One change to this year’s show was conducting educational sessions in a special education pavilion on the show floor. (Product demonstrations were also held on the show floor.)

On Wednesday, a session on Canada’s Energy Star program drew a packed crowd of 145 people. The session was held again later that day in French and 60 people attended that session.

Steve Hopwood from Natural Resources Canada (NRCan) went over proposed changes to Canada’s Energy Star program. Phase 1 would take effect in January 2010 while phase 2 would take effect in January 2014. Comments on the proposal are due by January 15, 2009.

“In our minds, Phase 1 would not require any great design changes,” said Hopwood. “Manufacturers can meet the requirements with existing technology.”

As is happening in the United States, Canada is working to make its requirements more stringent than what exists currently. Additionally, Hopwood says that NRCan is proposing that IG unit third-party certification becomes mandatory-something the Department of Energy has also proposed in the U.S. program. The Canadian proposal also calls for a more uniform approach to product labeling.

Jeff Baker, technical consultant, gave an overview of the Energy Star qualification process and other testing requirements including IG certification.

“If you’re considering Energy Star you should look at it now as IG certification will be a requirement of Energy Star,” said Baker. “With everything coming up there will be an 18 month backlog with test labs,” he predicted.

Phil Lewin of Vinyl Window Designs, a door and window manufacturer in Toronto, ended the seminar with some observations on Energy Star from the manufacturer perspective.

“If you manufacture windows you should participate in Energy Star,” said Lewin. “Participation really ups the values of windows as a whole.”

He also says that it offers more credence with the customers who are increasingly well educated.

“Consumers are increasingly educated and you need to be as well,” says Lewin. “They’re also looking for products that are verifiable.”


One of the exhibitors who was very busy at the show was Novatech. In fact, the company introduced a number of new products at Win-door. This included three new stained glass designs that were developed after conducting market research with its customers. In fact, regarding the new Gothic Deign, Novatech’s Sonia Brossard says, “I think this will be a best seller as everyone loves it.”

The company also introduced the Nova Secure steel door, which offers a 3-point locking mechanism and top and bottom anchor points that are beveled. Additionally, the jamb with handle is reinforced, laminated wood which the company says makes the entry door system more durable and sturdy than other doors on the market.

Also new was the Revolutionary Venting Unit, which requires less than ten pounds of opening force for all sizes. It allows for a one-finger operation that is aided by a balance system.

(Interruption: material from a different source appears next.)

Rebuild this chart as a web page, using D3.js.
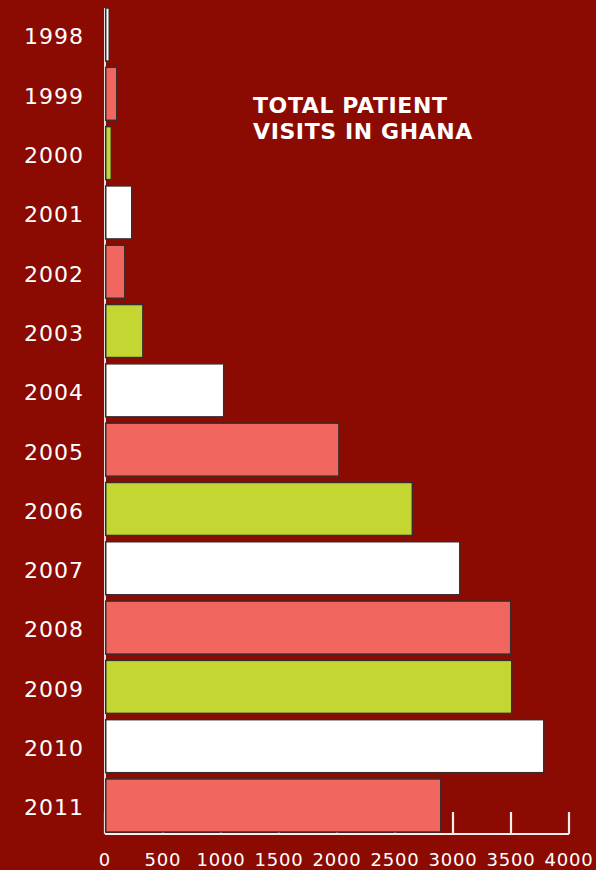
<!DOCTYPE html>
<html>
<head>
<meta charset="utf-8">
<script src="https://cdn.jsdelivr.net/npm/d3@7"></script>
<style>
	html, body { margin: 0; padding: 0; background: #8b0b02; }
	svg { display: block; }
	text { font-family: 'DejaVu Sans', sans-serif; fill: #fff; }
</style>
</head>
<body>
<svg width="596" height="870"></svg>
<script>
// Total patient visits in Ghana

var years = ['1998', '1999', '2000', '2001', '2002', '2003', '2004',
	'2005', '2006', '2007', '2008', '2009', '2010', '2011']
var visits = [30, 95, 48, 224, 164, 320, 1017, 2010, 2643, 3052, 3491, 3500, 3776, 2888]
var tickValues = [0, 500, 1000, 1500, 2000, 2500, 3000, 3500, 4000]
var colors = ['#ffffff', '#f26660', '#c3d631']

var svg = d3.select('svg')
var g = svg.append('g')

var x = d3.scaleLinear()
	.domain([0, 4000])
	.range([105, 569])

var y = d3.scaleBand()
	.domain(years)
	.range([8, 832])
	.paddingInner(0.106)
	.paddingOuter(0)

var baseY = 834

// bottom axis: ticks point up from the baseline
var axis = g.append('g')
	.attr('class', 'x-axis')

axis.selectAll('.tick')
	.data(tickValues)
	.enter()
	.append('line')
	.attr('x1', function(d) { return x(d) })
	.attr('x2', function(d) { return x(d) })
	.attr('y1', baseY)
	.attr('y2', baseY - 22)
	.attr('stroke', '#f4eeee')
	.attr('stroke-width', 2.2)

axis.append('line')
	.attr('x1', x(0))
	.attr('x2', x(4000))
	.attr('y1', baseY)
	.attr('y2', baseY)
	.attr('stroke', '#f4eeee')
	.attr('stroke-width', 2.2)

axis.selectAll('.tick-label')
	.data(tickValues)
	.enter()
	.append('text')
	.attr('class', 'tick-label')
	.attr('x', function(d) { return x(d) })
	.attr('y', 866)
	.attr('text-anchor', 'middle')
	.style('font-size', '18px')
	.style('letter-spacing', '0.8px')
	.text(function(d) { return d })

// left axis line
g.append('line')
	.attr('x1', x(0))
	.attr('x2', x(0))
	.attr('y1', 8)
	.attr('y2', baseY)
	.attr('stroke', '#e8e0e0')
	.attr('stroke-width', 2)

// bars
g.append('g')
	.attr('class', 'bars')
	.selectAll('rect')
	.data(visits)
	.enter()
	.append('rect')
	.attr('x', x(0) + 0.75)
	.attr('y', function(d, i) { return y(years[i]) })
	.attr('width', function(d) { return x(d) - x(0) })
	.attr('height', y.bandwidth())
	.attr('fill', function(d, i) { return colors[i % 3] })
	.attr('stroke', '#3a2c2c')
	.attr('stroke-width', 1.5)

// year labels
g.append('g')
	.attr('class', 'year-labels')
	.selectAll('text')
	.data(years)
	.enter()
	.append('text')
	.attr('x', 84)
	.attr('y', function(d) { return y(d) + y.bandwidth() / 2 + 2 })
	.attr('dy', '0.36em')
	.attr('text-anchor', 'end')
	.style('font-size', '22px')
	.style('letter-spacing', '1px')
	.text(function(d) { return d })

// title
var title = g.append('text')
	.attr('x', 253)
	.attr('y', 113)
	.style('font-size', '22px')
	.style('font-weight', 'bold')
	.style('letter-spacing', '0.6px')
title.append('tspan').attr('x', 253).text('TOTAL PATIENT')
title.append('tspan').attr('x', 253).attr('y', 139).text('VISITS IN GHANA')
</script>
</body>
</html>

Brossard says the Venting Unit was very popular among attendees and pointed out that it is great for an aging population who needs a unit that is easy to open. The product is so new that it won’t be available until early 2009.

Another exhibitor who offered new products included Northern Architectural Products (NAP), which offered a new line of window operators. The Aurora Operator Hardware has a one-piece operator body that delivers structural integrity and long-term durability, according to Maury Shiner of NPA. The products are powder-coated and are available in various colors.

The company also introduced its TUNDRA Patio Door Handles. These are made of PolesiumTM, a composite material that delivers full thermal insulation between the inner and outer handle sets. The handles can also be powder-coated, which Shiner says is something that is not offered by many companies.